Why career counselling is missing - and what parents get wrong

Muzamil raises the absence of career counselling as a structural failure, and Hamza agrees without hesitation. “Humein kabhi bhi bataya nahi jaata” - we are never told. The advice young people receive is almost always the same: study hard, get into engineering or medicine, find a stable job. The idea that someone might freelance, create content, or build something outside a corporate structure is treated as irresponsible rather than as a legitimate choice.

Parents, Hamza argues, are not the enemy - but they are operating from a model that no longer fits. The generation that valued a government pension or a fixed corporate salary was responding rationally to the world they knew. The problem is that they pass that model on unchanged. “Subah aath baje jaana, shaam paanch baje aana” - arrive at eight, leave at five - becomes the definition of a proper life, and anything outside it is suspect.

His advice to young people dealing with this is practical rather than confrontational: show your parents something concrete. “Unko koi aisi concrete cheez dikhao” - give them visible evidence of progress. An argument about passion rarely lands. A result does.
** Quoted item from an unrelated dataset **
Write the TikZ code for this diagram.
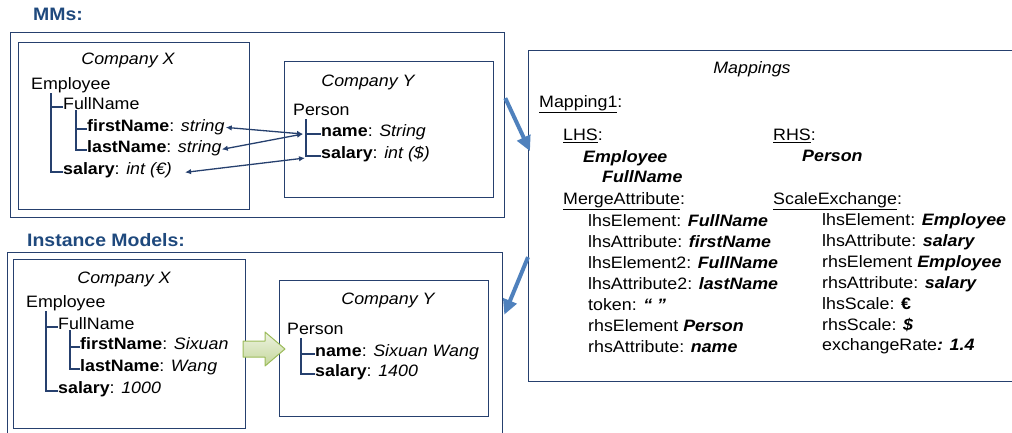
\documentclass[tikz,border=0pt]{standalone}
\usepackage{fontspec}
\setmainfont{Liberation Sans}[FakeStretch=1.08]
\usetikzlibrary{arrows.meta}

\definecolor{frame}{RGB}{38,64,110}
\definecolor{heading}{RGB}{31,73,125}
\definecolor{flow}{RGB}{79,129,189}
\definecolor{greenedge}{RGB}{155,187,89}
\definecolor{greenlight}{RGB}{238,243,226}
\definecolor{greendark}{RGB}{196,215,155}

% bold italic value inside a mapping entry
\newcommand\mapval[1]{\textbf{\textit{#1}}}

\begin{document}
\begin{tikzpicture}[x=1pt,y=-1pt,
  panel/.style={draw=frame, line width=1.3pt, anchor=north west, inner sep=0pt},
  txt/.style={anchor=mid west, inner sep=0pt, font=\fontsize{16.5}{19}\selectfont},
  bitxt/.style={txt, font=\fontsize{16.5}{19}\selectfont\bfseries\itshape},
  boxtitle/.style={inner sep=0pt, font=\fontsize{16.5}{19}\selectfont\itshape},
  headline/.style={anchor=mid west, inner sep=0pt, text=heading,
    font=\fontsize{18}{20}\selectfont\bfseries},
  tree/.style={draw=frame, line width=1.2pt},
  link/.style={draw=frame, line width=1.3pt,
    {Latex[length=6pt,width=5.5pt]}-{Latex[length=6pt,width=5.5pt]}},
  flowarrow/.style={draw=flow, line width=4pt,
    -{Triangle[length=15pt,width=14pt]}},
  blockarrow/.style={draw=greenedge, line width=1pt, line join=round,
    top color=greenlight, bottom color=greendark},
]
\useasboundingbox (0,0) rectangle (1012,432);

% ---------- frames ----------
\node[panel, minimum width=494pt, minimum height=185pt] (mms) at (10,32) {};
\node[panel, minimum width=231pt, minimum height=167pt] (cx1) at (18,42) {};
\node[panel, minimum width=209pt, minimum height=136pt] (cy1) at (284,61) {};
\node[panel, minimum width=500pt, minimum height=331pt] (map) at (528,50) {};
\node[panel, minimum width=495pt, minimum height=200pt] (inst) at (7,252) {};
\node[panel, minimum width=232pt, minimum height=169pt] (cx2) at (13,259) {};
\node[panel, minimum width=209pt, minimum height=136pt] (cy2) at (279,280) {};

% ---------- headings ----------
\node[headline] (hmms) at (33,18) {MMs:};
\node[headline] (hinst) at (27,244) {Instance Models:};

% ---------- metamodel: Company X ----------
\node[boxtitle] (tx1) at (128,60) {Company X};
\node[txt] (emp1) at (31,87) {Employee};
\node[txt] (fn1) at (63,107) {FullName};
\node[txt] (first1) at (87,129) {\textbf{firstName}: \textit{string}};
\node[txt] (last1) at (87,150) {\textbf{lastName}: \textit{string}};
\node[txt] (sal1) at (63,172) {\textbf{salary}: \textit{int (€)}};
\coordinate (t1) at ([xshift=20pt]emp1.south west);
\draw[tree] (t1) |- (sal1.mid west);
\draw[tree] (t1 |- fn1.mid west) -- (fn1.mid west);
\coordinate (t2) at ([xshift=13pt]fn1.south west);
\draw[tree] (t2) |- (last1.mid west);
\draw[tree] (t2 |- first1.mid west) -- (first1.mid west);

% ---------- metamodel: Company Y ----------
\node[boxtitle] (ty1) at (368,82) {Company Y};
\node[txt] (per1) at (293,113) {Person};
\node[txt] (nm1) at (321,134) {\textbf{name}: \textit{String}};
\node[txt] (sy1) at (321,156) {\textbf{salary}: \textit{int (\$)}};
\coordinate (t3) at ([xshift=13pt,yshift=-3pt]per1.south west);
\draw[tree] (t3) |- (sy1.mid west);
\draw[tree] (t3 |- nm1.mid west) -- (nm1.mid west);

% correspondences between the two metamodels
\coordinate (yn) at ([xshift=-3pt]t3 |- nm1.mid west);
\coordinate (ys) at ([xshift=-1pt,yshift=-2pt]t3 |- sy1.mid west);
\draw[link] ([xshift=1pt]first1.east) -- (yn);
\draw[link] ([xshift=0pt,yshift=-1pt]last1.east) -- (yn);
\draw[link] ([xshift=13pt,yshift=-2pt]sal1.east) -- (ys);

% ---------- mappings ----------
\node[boxtitle] (mtitle) at (752,69) {Mappings};
\node[txt] (m1) at (539,105) {\underline{Mapping1}:};
\node[txt] (lhs) at (563,138) {\underline{LHS}:};
\node[txt] (rhs) at (773,138) {\underline{RHS}:};
\node[bitxt] (lhsemp) at (583,160) {Employee};
\node[bitxt] (lhsfn) at (602,180) {FullName};
\node[bitxt] (rhsper) at (802,159) {Person};
\node[txt] (merge) at (563,202) {\underline{MergeAttribute}:};
\node[txt] (scale) at (773,202) {\underline{ScaleExchange}:};

\node[txt] (ma1) at (588,224) {lhsElement: \mapval{FullName}};
\node[txt] (ma2) at (588,245) {lhsAttribute: \mapval{firstName}};
\node[txt] (ma3) at (588,266) {lhsElement2: \mapval{FullName}};
\node[txt] (ma4) at (588,287) {lhsAttribute2: \mapval{lastName}};
\node[txt] (ma5) at (588,308) {token: \mapval{“ ”}};
\node[txt] (ma6) at (588,329) {rhsElement \mapval{Person}};
\node[txt] (ma7) at (588,350) {rhsAttribute: \mapval{name}};

\node[txt] (se1) at (822,223) {lhsElement: \mapval{Employee}};
\node[txt] (se2) at (822,244) {lhsAttribute: \mapval{salary}};
\node[txt] (se3) at (822,265) {rhsElement \mapval{Employee}};
\node[txt] (se4) at (822,286) {rhsAttribute: \mapval{salary}};
\node[txt] (se5) at (822,307) {lhsScale: \textbf{€}};
\node[txt] (se6) at (822,328) {rhsScale: \mapval{\$}};
\node[txt] (se7) at (822,348) {exchangeRate\mapval{: 1.4}};

% ---------- instance models: Company X ----------
\node[boxtitle] (tx2) at (124,279) {Company X};
\node[txt] (emp2) at (26,305) {Employee};
\node[txt] (fn2) at (58,327) {FullName};
\node[txt] (first2) at (80,347) {\textbf{firstName}: \textit{Sixuan}};
\node[txt] (last2) at (80,369) {\textbf{lastName}: \textit{Wang}};
\node[txt] (sal2) at (58,391) {\textbf{salary}: \textit{1000}};
\coordinate (t4) at ([xshift=20pt]emp2.south west);
\draw[tree] (t4) |- (sal2.mid west);
\draw[tree] (t4 |- fn2.mid west) -- (fn2.mid west);
\coordinate (t5) at ([xshift=12pt]fn2.south west);
\draw[tree] (t5) |- (last2.mid west);
\draw[tree] (t5 |- first2.mid west) -- (first2.mid west);

% ---------- instance models: Company Y ----------
\node[boxtitle] (ty2) at (388,300) {Company Y};
\node[txt] (per2) at (287,332) {Person};
\node[txt] (nm2) at (315,354) {\textbf{name}: \textit{Sixuan Wang}};
\node[txt] (sy2) at (315,374) {\textbf{salary}: \textit{1400}};
\coordinate (t6) at ([xshift=14pt,yshift=-3pt]per2.south west);
\draw[tree] (t6) |- (sy2.mid west);
\draw[tree] (t6 |- nm2.mid west) -- (nm2.mid west);

% transformation of the instance model: block arrow between the two boxes
\coordinate (trans) at (264,349);
\draw[blockarrow] ([shift={(-21,-8)}]trans) -- ([shift={(1,-8)}]trans)
  -- ([shift={(1,-17)}]trans) -- ([shift={(21,0)}]trans)
  -- ([shift={(1,17)}]trans) -- ([shift={(1,8)}]trans)
  -- ([shift={(-21,8)}]trans) -- cycle;

% ---------- flow between the panels ----------
\draw[flowarrow] ([yshift=27pt]mms.east) -- ([xshift=2pt,yshift=65pt]map.west);
\draw[flowarrow] ([yshift=-41pt]map.west) -- ([xshift=1pt,yshift=38pt]inst.east);

\end{tikzpicture}
\end{document}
Comparison as the career killer

Later in the discussion, Hamza identifies comparison as the single most destructive habit a young person can develop. “Comparison jo na, woh sab kuch khatam kar deta hai” - comparison destroys everything. Watching what a peer is doing, measuring your own timeline against theirs, feeling behind because someone else graduated earlier or earned more sooner - all of it pulls attention away from the actual work.
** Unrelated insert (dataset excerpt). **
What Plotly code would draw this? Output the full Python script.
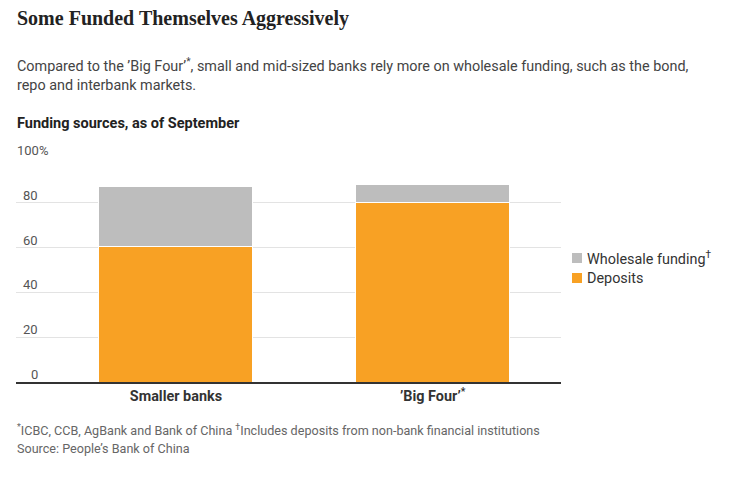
import plotly.graph_objects as go

categories = ["Smaller banks", "’Big Four’<sup>*</sup>"]
deposits = [60.6, 80.3]
wholesale = [26.5, 7.7]
y_ticks = [0, 20, 40, 60, 80, 100]
legend_labels = ["Wholesale funding<sup>†</sup>", "Deposits"]

ORANGE = "#F8A124"
GRAY = "#BDBDBD"
SANS = "Roboto, Noto Sans, sans-serif"

fig = go.Figure()
fig.add_trace(go.Bar(
    x=[0, 1], y=deposits, name="Deposits", width=0.6,
    marker=dict(color=ORANGE, line=dict(color="white", width=1)),
))
fig.add_trace(go.Bar(
    x=[0, 1], y=wholesale, name="Wholesale funding", width=0.6,
    marker=dict(color=GRAY, line=dict(color="white", width=1)),
))

FIG_W, FIG_H = 747, 471  # page offset of 8px (body margin) is compensated

fig.update_layout(
    width=FIG_W, height=FIG_H,
    margin=dict(l=8, r=194, t=149, b=97),
    barmode="stack",
    plot_bgcolor="white", paper_bgcolor="white",
    font=dict(family=SANS, size=14, color="#333"),
    showlegend=False,
    title=dict(
        text="<b>Some Funded Themselves Aggressively</b>",
        font=dict(family="Liberation Serif, DejaVu Serif, serif", size=20, color="#222"),
        xref="container", yref="container",
        x=(17 - 8) / FIG_W, xanchor="left",
        y=1 - (18 - 8) / FIG_H, yanchor="middle",
        pad=dict(t=0, b=0, l=0, r=0),
    ),
    xaxis=dict(
        range=[-0.623, 1.5], tickmode="array", tickvals=[0, 1],
        ticktext=[f"<b>{c}</b>" for c in categories],
        showgrid=False, zeroline=False, showline=True, linecolor="#333", linewidth=1.5,
        ticks="", tickfont=dict(size=14.4, color="#333"),
        fixedrange=True,
    ),
    yaxis=dict(
        range=[0, 100.4], tickmode="array", tickvals=y_ticks, showticklabels=False,
        showgrid=True, gridcolor="#E3E3E3", gridwidth=1, zeroline=False, ticks="",
        fixedrange=True,
    ),
)

def px_x(px):
    return (px - 16) / 545

def px_y(py):
    return (382 - py) / 225

# y tick labels above the gridlines
for v in y_ticks:
    if v == 100:
        fig.add_annotation(x=px_x(15), xref="paper", y=v, yref="y", text="100%",
                           xanchor="left", yanchor="bottom", showarrow=False,
                           font=dict(size=13, color="#555"), yshift=-2)
    else:
        fig.add_annotation(x=px_x(40), xref="paper", y=v, yref="y", text=str(v),
                           xanchor="right", yanchor="bottom", showarrow=False,
                           font=dict(size=13, color="#555"), yshift=-2)

def add_text(px, py, text, size, color, family=SANS):
    fig.add_annotation(
        x=px_x(px - 2), y=px_y(py), xref="paper", yref="paper",
        text=text, showarrow=False, xanchor="left", yanchor="middle", align="left",
        font=dict(size=size, color=color, family=family),
    )

add_text(17, 65, "Compared to the ’Big Four’<sup>*</sup>, small and mid-sized banks rely more on wholesale funding, such as the bond,", 14.4, "#444")
add_text(17, 86, "repo and interbank markets.", 14.4, "#444")
add_text(17, 124, "<b>Funding sources, as of September</b>", 14.5, "#222")
add_text(17, 430, "<sup>*</sup>ICBC, CCB, AgBank and Bank of China <sup>†</sup>Includes deposits from non-bank financial institutions", 12.6, "#666")
add_text(17, 448, "Source: People’s Bank of China", 12.6, "#666")

# manual legend
legend_colors = [GRAY, ORANGE]
legend_y = [258, 278]
for lab, col, ly in zip(legend_labels, legend_colors, legend_y):
    fig.add_shape(type="rect", xref="paper", yref="paper",
                  x0=px_x(572), x1=px_x(582), y0=px_y(ly + 5), y1=px_y(ly - 5),
                  fillcolor=col, line=dict(width=0))
    add_text(587, ly, lab, 14.4, "#333")

fig.write_html("out.html")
He connects this to a broader point about identity. What Muzamil Hasan can do, someone else cannot replicate exactly - and the reverse is equally true. Trying to become a version of someone else’s career is a way of abandoning the specific thing you might actually be good at.

The practical alternative he offers is a simple filter: identify three things you would do even if no one paid you. Then find the people who are already doing those things at the highest level and study how they work. “Woh log jo ke top par baithe hue hain” - the people sitting at the top of those fields - are the ones worth learning from, not the peers one step ahead of you on the same conventional path.
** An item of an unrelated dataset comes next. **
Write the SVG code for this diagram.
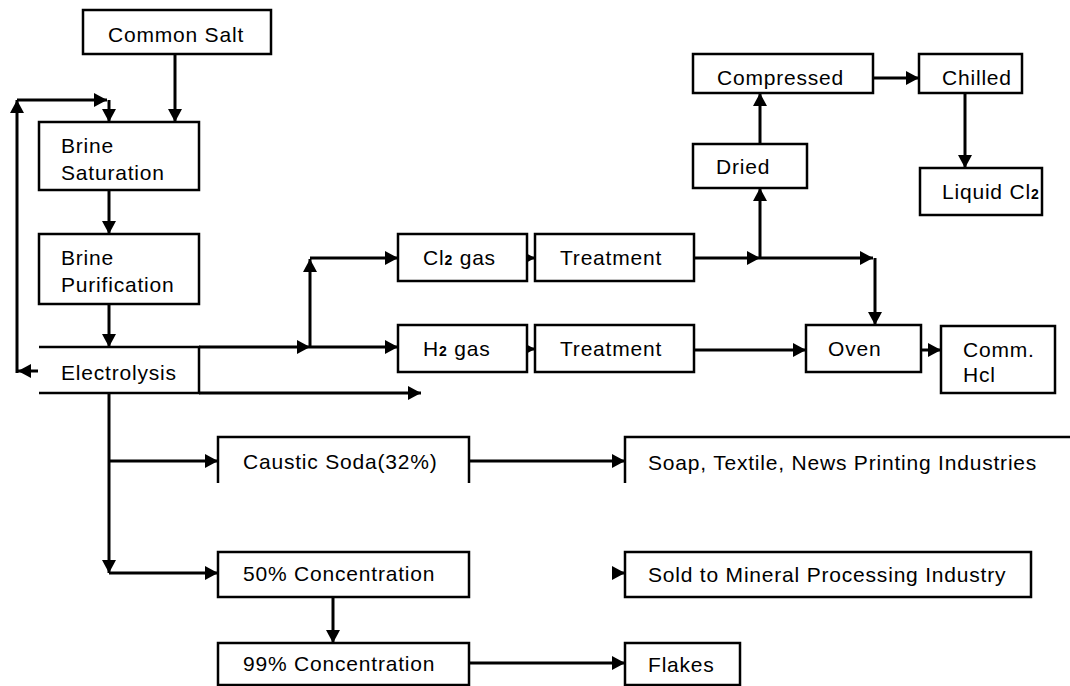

Content creation as a profession, and what it actually requires

Hamza is direct about the gap between how content creation looks from the outside and what it demands in practice. The glamorous lifestyle visible on Instagram - the settings, the gear, the apparent ease - is not the job. The job is consistency, specificity, and a willingness to go out and find the story rather than wait for it.

He describes his own work covering rural Pakistan, travelling to Sindh and Balochistan, going to areas that most urban creators ignore. The argument is not just ethical - it is strategic. The competition for attention in those spaces is far lower, the stories are real, and the audience that finds them is genuinely engaged rather than passively scrolling.

He also makes a point about the difference between entertainment content and content with impact. Both have audiences. But the long-term relationship with an audience built around something substantive is different in kind from one built around novelty. “The market will always be open for all types” - but knowing which type you are building matters.

By the end of the conversation, the through-line is clear: the career question is not really about picking the right field. It is about developing enough self-knowledge to stop following the crowd, enough patience to show results before demanding recognition, and enough discipline to stop measuring yourself against everyone else’s clock.